Records with drawing code

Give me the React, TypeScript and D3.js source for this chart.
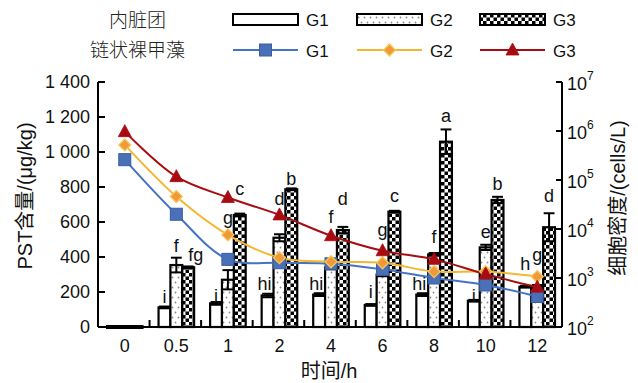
import React from 'react';
import * as d3 from 'd3';

// Sampling times (h)
const times = ['0', '0.5', '1', '2', '4', '6', '8', '10', '12'];
const groups = ['G1', 'G2', 'G3'];

// PST content in visceral mass (μg/kg): mean and error
const pstG1 = [0, 112, 135, 180, 185, 126, 185, 150, 230];
const pstG2 = [0, 354, 270, 510, 340, 300, 415, 455, 230];
const pstG3 = [0, 341, 640, 787, 554, 659, 1059, 726, 570];
const errG1 = [0, 5, 8, 10, 8, 5, 8, 5, 5];
const errG2 = [0, 42, 55, 20, 10, 10, 8, 15, 10];
const errG3 = [0, 5, 8, 5, 18, 5, 70, 18, 80];

// Significance letters and the PST level at which each letter sits
const letterG1 = ['', 'i', 'i', 'hi', 'hi', 'i', 'hi', 'i', 'h'];
const letterG2 = ['', 'f', 'g', 'd', 'f', 'g', 'f', 'e', 'g'];
const letterG3 = ['', 'fg', 'c', 'b', 'd', 'c', 'a', 'b', 'd'];
const letterLevelG1 = [0, 137, 145, 211, 211, 164, 211, 145, 326];
const letterLevelG2 = [0, 431, 589, 697, 593, 520, 480, 507, 377];
const letterLevelG3 = [0, 377, 754, 811, 697, 716, 1173, 783, 716];

// Gymnodinium catenatum cell density (cells/L)
const cellG1 = [2.6e5, 2.0e4, 2.4e3, 2.05e3, 1.95e3, 1.5e3, 1.0e3, 7.2e2, 4.2e2];
const cellG2 = [5.2e5, 4.6e4, 7.6e3, 2.6e3, 2.15e3, 2.05e3, 1.35e3, 1.35e3, 1.07e3];
const cellG3 = [9.7e5, 1.17e5, 4.4e4, 1.94e4, 7.3e3, 3.6e3, 2.4e3, 1.2e3, 6.5e2];

// Axis ticks
const pstTicks = [0, 200, 400, 600, 800, 1000, 1200, 1400];
const densityExps = [2, 3, 4, 5, 6, 7];

const LATIN = '"Liberation Sans", Arial, "Noto Sans CJK SC", sans-serif';
const CJK = '"Noto Sans CJK SC", "Liberation Sans", sans-serif';

const lineColors = ['#4472C4', '#F5B731', '#A80C12'];

const W = 638;
const H = 383;
const left = 98;
const right = 562;
const top = 82;
const bottom = 327;

const x = d3.scaleBand<string>().domain(times).range([left, right]);
const groupWidth = x.bandwidth() * 0.69;
const xg = d3.scaleBand<string>().domain(groups).range([0, groupWidth]);
const yL = d3.scaleLinear().domain([0, 1400]).range([bottom, top]);
const yR = d3.scaleLog().domain([1e2, 1e7]).range([bottom, top]);

const fmt = d3
  .formatLocale({ decimal: '.', thousands: ' ', grouping: [3], currency: ['', ''] })
  .format(',');

const pstSeries = [pstG1, pstG2, pstG3];
const errSeries = [errG1, errG2, errG3];
const letterSeries = [letterG1, letterG2, letterG3];
const letterLevels = [letterLevelG1, letterLevelG2, letterLevelG3];
const cellSeries = [cellG1, cellG2, cellG3];
const barFills = ['#ffffff', 'url(#dots)', 'url(#checks)'];

const cx = (t: string) => (x(t) as number) + x.bandwidth() / 2 + 1;
const barX = (t: string, g: string) =>
  (x(t) as number) + (x.bandwidth() - groupWidth) / 2 + 1 + (xg(g) as number);

function Marker({ kind, px, py }: { kind: number; px: number; py: number }) {
  if (kind === 0) {
    return (
      <rect x={px - 6} y={py - 6} width={12} height={12} fill="#4A70B8" stroke="#3A5E9E" strokeWidth={1} />
    );
  }
  if (kind === 1) {
    const s = 6;
    return (
      <path
        d={`M${px},${py - s}L${px + s},${py}L${px},${py + s}L${px - s},${py}Z`}
        fill="#F0993A"
        stroke="#F7C85A"
        strokeWidth={1.3}
      />
    );
  }
  return (
    <path
      d={`M${px},${py - 7}L${px + 6.5},${py + 5}L${px - 6.5},${py + 5}Z`}
      fill="#A80C12"
      stroke="#A80C12"
      strokeWidth={0.8}
    />
  );
}

export default function App() {
  const line = d3
    .line<number>()
    .x((_, i) => cx(times[i]))
    .y((d) => yR(d))
    .curve(d3.curveCatmullRom.alpha(0.5));

  const legendBarX = [233, 357, 480];
  const legendW = 65;

  return (
    <svg
      width={W}
      height={H}
      viewBox={`0 0 ${W} ${H}`}
      style={{ position: 'absolute', left: 0, top: 0, background: '#fff' }}
    >
      <defs>
        <pattern id="dots" width={6} height={10} patternUnits="userSpaceOnUse">
          <rect width={6} height={10} fill="#fff" />
          <circle cx={1.5} cy={2.5} r={0.9} fill="#8a8a8a" />
          <circle cx={4.5} cy={7.5} r={0.9} fill="#8a8a8a" />
        </pattern>
        <pattern id="checks" width={7} height={7} patternUnits="userSpaceOnUse">
          <rect width={7} height={7} fill="#fff" />
          <rect width={3.5} height={3.5} fill="#000" />
          <rect x={3.5} y={3.5} width={3.5} height={3.5} fill="#000" />
        </pattern>
      </defs>

      {/* Legend */}
      <text x={137.5} y={27} textAnchor="middle" fontFamily={CJK} fontSize={19} fontWeight={300} fill="#222">
        内脏团
      </text>
      <text x={137.5} y={57} textAnchor="middle" fontFamily={CJK} fontSize={19} fontWeight={300} fill="#222">
        链状裸甲藻
      </text>
      {groups.map((g, i) => (
        <g key={`lb-${g}`}>
          <rect
            x={legendBarX[i]}
            y={14}
            width={legendW}
            height={11}
            fill={barFills[i]}
            stroke="#000"
            strokeWidth={2}
          />
          <text x={legendBarX[i] + legendW + 8} y={26} fontFamily={LATIN} fontSize={17} fill="#111">
            {g}
          </text>
          <line
            x1={legendBarX[i]}
            x2={legendBarX[i] + legendW}
            y1={50}
            y2={50}
            stroke={lineColors[i]}
            strokeWidth={2}
          />
          <Marker kind={i} px={legendBarX[i] + legendW / 2} py={50} />
          <text x={legendBarX[i] + legendW + 8} y={57} fontFamily={LATIN} fontSize={17} fill="#111">
            {g}
          </text>
        </g>
      ))}

      {/* Bars with error bars */}
      {times.map((t, ti) =>
        groups.map((g, gi) => {
          const v = pstSeries[gi][ti];
          const e = errSeries[gi][ti];
          const bx = barX(t, g);
          const bw = xg.bandwidth();
          const yTop = yL(v);
          const h = yL(0) - yTop;
          return (
            <g key={`bar-${t}-${g}`}>
              {h > 0 ? (
                <rect
                  x={bx}
                  y={yTop}
                  width={bw}
                  height={h}
                  fill={barFills[gi]}
                  stroke="#000"
                  strokeWidth={2.2}
                />
              ) : (
                <line x1={bx - 1} x2={bx + bw + 1} y1={yTop} y2={yTop} stroke="#000" strokeWidth={4} />
              )}
              {e > 0 && (
                <g stroke="#000" strokeWidth={2}>
                  <line x1={bx + bw / 2} x2={bx + bw / 2} y1={yL(v - e)} y2={yL(v + e)} />
                  <line x1={bx + 0.5} x2={bx + bw - 0.5} y1={yL(v + e)} y2={yL(v + e)} />
                  <line x1={bx + 0.5} x2={bx + bw - 0.5} y1={yL(v - e)} y2={yL(v - e)} />
                </g>
              )}
            </g>
          );
        })
      )}

      {/* Axes */}
      <g stroke="#000" strokeWidth={2} fill="none">
        <line x1={left} x2={left} y1={top} y2={bottom} />
        <line x1={right} x2={right} y1={top} y2={bottom} />
        <line x1={left} x2={right} y1={bottom} y2={bottom} />
        {pstTicks.map((v) => (
          <line key={`lt-${v}`} x1={left} x2={left + 7} y1={yL(v)} y2={yL(v)} />
        ))}
        {densityExps.map((p) => (
          <line key={`rt-${p}`} x1={right - 6} x2={right} y1={yR(10 ** p)} y2={yR(10 ** p)} />
        ))}
        {times.slice(1).map((t) => (
          <line key={`xt-${t}`} x1={x(t) as number} x2={x(t) as number} y1={bottom} y2={bottom - 7} />
        ))}
      </g>

      {/* Cell density lines */}
      {cellSeries.map((s, i) => (
        <path key={`ln-${i}`} d={line(s) || ''} fill="none" stroke={lineColors[i]} strokeWidth={2} />
      ))}
      {cellSeries.map((s, i) =>
        s.map((v, ti) => <Marker key={`mk-${i}-${ti}`} kind={i} px={cx(times[ti])} py={yR(v)} />)
      )}

      {/* Significance letters */}
      {times.map((t, ti) =>
        groups.map((g, gi) => {
          const txt = letterSeries[gi][ti];
          if (!txt) return null;
          const center = barX(t, g) + xg.bandwidth() / 2;
          let anchor: 'middle' | 'start' | 'end' = 'middle';
          let px = center;
          if (txt.length > 1 && gi === 0) {
            anchor = 'end';
            px = center + 4;
          } else if (txt.length > 1 && gi === 2) {
            anchor = 'start';
            px = center;
          }
          return (
            <text
              key={`lt-${t}-${g}`}
              x={px}
              y={yL(letterLevels[gi][ti])}
              textAnchor={anchor}
              fontFamily={LATIN}
              fontSize={18}
              fill="#111"
            >
              {txt}
            </text>
          );
        })
      )}

      {/* Tick labels */}
      {pstTicks.map((v) => (
        <text
          key={`ll-${v}`}
          x={90}
          y={yL(v) + 6}
          textAnchor="end"
          fontFamily={LATIN}
          fontSize={18}
          fill="#111"
        >
          {fmt(v)}
        </text>
      ))}
      {densityExps.map((p) => (
        <text key={`rl-${p}`} x={567} y={yR(10 ** p) + 8} fontFamily={LATIN} fontSize={18} fill="#111">
          10
          <tspan dy={-10} fontSize={12}>
            {p}
          </tspan>
        </text>
      ))}
      {times.map((t) => (
        <text
          key={`xl-${t}`}
          x={cx(t)}
          y={352}
          textAnchor="middle"
          fontFamily={LATIN}
          fontSize={18}
          fill="#111"
        >
          {t}
        </text>
      ))}

      {/* Axis titles */}
      <text
        transform="translate(32,196) rotate(-90)"
        textAnchor="middle"
        fontFamily={LATIN}
        fontSize={20}
        fill="#111"
      >
        PST含量/(μg/kg)
      </text>
      <text
        transform="translate(625,198) rotate(-90)"
        textAnchor="middle"
        fontFamily={LATIN}
        fontSize={20}
        fill="#111"
      >
        细胞密度/(cells/L)
      </text>
      <text x={329} y={378} textAnchor="middle" fontFamily={LATIN} fontSize={20} fill="#111">
        时间/h
      </text>
    </svg>
  );
}
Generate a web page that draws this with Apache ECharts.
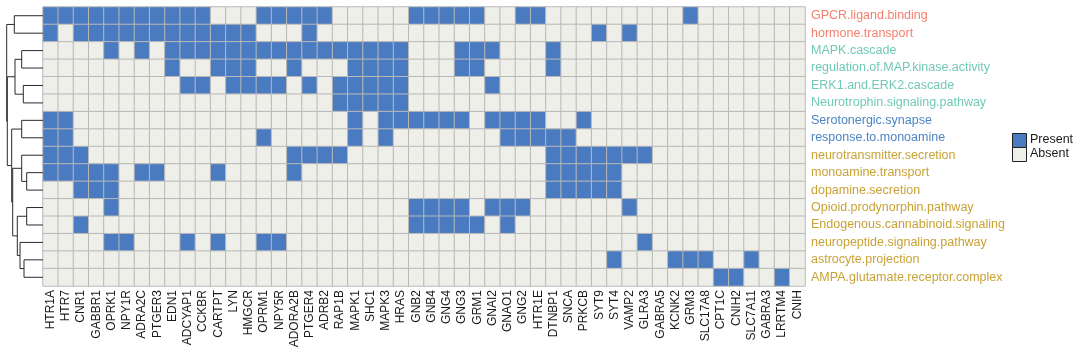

• _What is needed_:
Please quote the lines of the material, beginning with the first and ending with the one that contains "const groups = ['G1', 'G2', 'G3'];", exactly as written and without any pictures.

• _The result_:
Give me the React, TypeScript and D3.js source for this chart.
import React from 'react';
import * as d3 from 'd3';

// Sampling times (h)
const times = ['0', '0.5', '1', '2', '4', '6', '8', '10', '12'];
const groups = ['G1', 'G2', 'G3'];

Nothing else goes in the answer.